Exercise task
Set the listing down again exactly, please, apart from its pictures.

==== Information shown ====

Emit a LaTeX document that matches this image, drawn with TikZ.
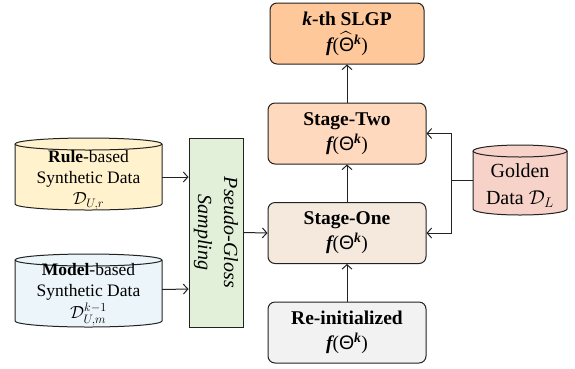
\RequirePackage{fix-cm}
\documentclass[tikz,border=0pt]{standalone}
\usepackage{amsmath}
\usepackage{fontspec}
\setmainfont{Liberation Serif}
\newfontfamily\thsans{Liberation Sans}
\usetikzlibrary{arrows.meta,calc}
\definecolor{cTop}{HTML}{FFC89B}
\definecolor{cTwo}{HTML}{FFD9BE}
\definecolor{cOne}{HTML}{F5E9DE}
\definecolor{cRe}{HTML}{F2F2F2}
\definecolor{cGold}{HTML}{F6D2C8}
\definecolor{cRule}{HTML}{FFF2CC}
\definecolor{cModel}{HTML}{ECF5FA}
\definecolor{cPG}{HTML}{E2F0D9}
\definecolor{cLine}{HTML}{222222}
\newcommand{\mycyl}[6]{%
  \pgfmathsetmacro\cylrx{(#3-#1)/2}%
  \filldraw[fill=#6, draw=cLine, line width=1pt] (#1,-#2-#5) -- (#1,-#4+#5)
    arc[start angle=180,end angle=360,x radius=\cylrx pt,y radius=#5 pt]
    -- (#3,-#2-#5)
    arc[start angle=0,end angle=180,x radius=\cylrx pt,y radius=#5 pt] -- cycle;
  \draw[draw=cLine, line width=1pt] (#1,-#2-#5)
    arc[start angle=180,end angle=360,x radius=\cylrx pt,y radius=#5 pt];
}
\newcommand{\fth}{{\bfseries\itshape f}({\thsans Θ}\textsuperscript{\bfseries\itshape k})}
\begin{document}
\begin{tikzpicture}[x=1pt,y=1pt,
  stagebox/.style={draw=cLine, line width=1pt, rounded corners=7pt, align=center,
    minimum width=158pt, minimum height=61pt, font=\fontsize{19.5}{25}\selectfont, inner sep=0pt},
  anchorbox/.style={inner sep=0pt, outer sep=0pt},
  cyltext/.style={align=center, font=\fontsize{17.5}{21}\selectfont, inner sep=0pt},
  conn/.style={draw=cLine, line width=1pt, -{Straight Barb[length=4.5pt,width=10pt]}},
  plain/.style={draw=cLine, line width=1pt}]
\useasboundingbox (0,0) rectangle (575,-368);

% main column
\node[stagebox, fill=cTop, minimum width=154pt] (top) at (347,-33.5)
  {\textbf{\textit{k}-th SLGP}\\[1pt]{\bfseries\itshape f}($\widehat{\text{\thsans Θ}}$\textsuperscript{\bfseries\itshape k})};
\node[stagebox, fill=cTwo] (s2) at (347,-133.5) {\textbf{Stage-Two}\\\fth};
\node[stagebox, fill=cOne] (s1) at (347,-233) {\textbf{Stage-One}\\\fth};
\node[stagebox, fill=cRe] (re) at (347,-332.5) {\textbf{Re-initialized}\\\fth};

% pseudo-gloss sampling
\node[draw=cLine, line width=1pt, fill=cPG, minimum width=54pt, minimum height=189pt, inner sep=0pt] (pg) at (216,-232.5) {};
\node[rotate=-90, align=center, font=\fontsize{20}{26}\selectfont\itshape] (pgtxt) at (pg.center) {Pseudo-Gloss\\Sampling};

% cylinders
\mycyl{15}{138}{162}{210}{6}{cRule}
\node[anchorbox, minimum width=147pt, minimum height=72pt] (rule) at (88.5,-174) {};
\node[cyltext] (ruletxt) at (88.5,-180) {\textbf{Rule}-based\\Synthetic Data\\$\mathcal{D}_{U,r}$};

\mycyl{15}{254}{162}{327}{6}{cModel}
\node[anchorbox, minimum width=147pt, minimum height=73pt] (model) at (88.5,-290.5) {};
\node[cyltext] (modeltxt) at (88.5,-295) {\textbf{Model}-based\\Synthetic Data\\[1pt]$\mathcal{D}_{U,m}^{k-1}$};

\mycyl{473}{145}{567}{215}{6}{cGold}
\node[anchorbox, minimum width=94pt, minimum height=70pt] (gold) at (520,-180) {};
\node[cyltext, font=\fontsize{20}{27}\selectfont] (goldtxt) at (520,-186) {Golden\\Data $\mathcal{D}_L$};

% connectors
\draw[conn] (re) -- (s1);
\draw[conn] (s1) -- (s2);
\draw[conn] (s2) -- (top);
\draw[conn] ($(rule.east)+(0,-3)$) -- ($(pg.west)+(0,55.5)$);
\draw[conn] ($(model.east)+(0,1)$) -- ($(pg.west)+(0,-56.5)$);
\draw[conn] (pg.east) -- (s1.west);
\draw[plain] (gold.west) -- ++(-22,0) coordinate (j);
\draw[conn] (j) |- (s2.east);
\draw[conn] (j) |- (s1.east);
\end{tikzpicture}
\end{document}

====

Written response
Emit a LaTeX document that matches this image, drawn with TikZ.
\RequirePackage{fix-cm}
\documentclass[tikz,border=0pt]{standalone}
\usepackage{amsmath}
\usepackage{fontspec}
\setmainfont{Liberation Serif}
\newfontfamily\thsans{Liberation Sans}
\usetikzlibrary{arrows.meta,calc}
\definecolor{cTop}{HTML}{FFC89B}
\definecolor{cTwo}{HTML}{FFD9BE}
\definecolor{cOne}{HTML}{F5E9DE}
\definecolor{cRe}{HTML}{F2F2F2}
\definecolor{cGold}{HTML}{F6D2C8}
\definecolor{cRule}{HTML}{FFF2CC}
\definecolor{cModel}{HTML}{ECF5FA}
\definecolor{cPG}{HTML}{E2F0D9}
\definecolor{cLine}{HTML}{222222}
\newcommand{\mycyl}[6]{%
  \pgfmathsetmacro\cylrx{(#3-#1)/2}%
  \filldraw[fill=#6, draw=cLine, line width=1pt] (#1,-#2-#5) -- (#1,-#4+#5)
    arc[start angle=180,end angle=360,x radius=\cylrx pt,y radius=#5 pt]
    -- (#3,-#2-#5)
    arc[start angle=0,end angle=180,x radius=\cylrx pt,y radius=#5 pt] -- cycle;
  \draw[draw=cLine, line width=1pt] (#1,-#2-#5)
    arc[start angle=180,end angle=360,x radius=\cylrx pt,y radius=#5 pt];
}
\newcommand{\fth}{{\bfseries\itshape f}({\thsans Θ}\textsuperscript{\bfseries\itshape k})}
\begin{document}
\begin{tikzpicture}[x=1pt,y=1pt,
  stagebox/.style={draw=cLine, line width=1pt, rounded corners=7pt, align=center,
    minimum width=158pt, minimum height=61pt, font=\fontsize{19.5}{25}\selectfont, inner sep=0pt},
  anchorbox/.style={inner sep=0pt, outer sep=0pt},
  cyltext/.style={align=center, font=\fontsize{17.5}{21}\selectfont, inner sep=0pt},
  conn/.style={draw=cLine, line width=1pt, -{Straight Barb[length=4.5pt,width=10pt]}},
  plain/.style={draw=cLine, line width=1pt}]
\useasboundingbox (0,0) rectangle (575,-368);

% main column
\node[stagebox, fill=cTop, minimum width=154pt] (top) at (347,-33.5)
  {\textbf{\textit{k}-th SLGP}\\[1pt]{\bfseries\itshape f}($\widehat{\text{\thsans Θ}}$\textsuperscript{\bfseries\itshape k})};
\node[stagebox, fill=cTwo] (s2) at (347,-133.5) {\textbf{Stage-Two}\\\fth};
\node[stagebox, fill=cOne] (s1) at (347,-233) {\textbf{Stage-One}\\\fth};
\node[stagebox, fill=cRe] (re) at (347,-332.5) {\textbf{Re-initialized}\\\fth};

% pseudo-gloss sampling
\node[draw=cLine, line width=1pt, fill=cPG, minimum width=54pt, minimum height=189pt, inner sep=0pt] (pg) at (216,-232.5) {};
\node[rotate=-90, align=center, font=\fontsize{20}{26}\selectfont\itshape] (pgtxt) at (pg.center) {Pseudo-Gloss\\Sampling};

% cylinders
\mycyl{15}{138}{162}{210}{6}{cRule}
\node[anchorbox, minimum width=147pt, minimum height=72pt] (rule) at (88.5,-174) {};
\node[cyltext] (ruletxt) at (88.5,-180) {\textbf{Rule}-based\\Synthetic Data\\$\mathcal{D}_{U,r}$};

\mycyl{15}{254}{162}{327}{6}{cModel}
\node[anchorbox, minimum width=147pt, minimum height=73pt] (model) at (88.5,-290.5) {};
\node[cyltext] (modeltxt) at (88.5,-295) {\textbf{Model}-based\\Synthetic Data\\[1pt]$\mathcal{D}_{U,m}^{k-1}$};

\mycyl{473}{145}{567}{215}{6}{cGold}
\node[anchorbox, minimum width=94pt, minimum height=70pt] (gold) at (520,-180) {};
\node[cyltext, font=\fontsize{20}{27}\selectfont] (goldtxt) at (520,-186) {Golden\\Data $\mathcal{D}_L$};

% connectors
\draw[conn] (re) -- (s1);
\draw[conn] (s1) -- (s2);
\draw[conn] (s2) -- (top);
\draw[conn] ($(rule.east)+(0,-3)$) -- ($(pg.west)+(0,55.5)$);
\draw[conn] ($(model.east)+(0,1)$) -- ($(pg.west)+(0,-56.5)$);
\draw[conn] (pg.east) -- (s1.west);
\draw[plain] (gold.west) -- ++(-22,0) coordinate (j);
\draw[conn] (j) |- (s2.east);
\draw[conn] (j) |- (s1.east);
\end{tikzpicture}
\end{document}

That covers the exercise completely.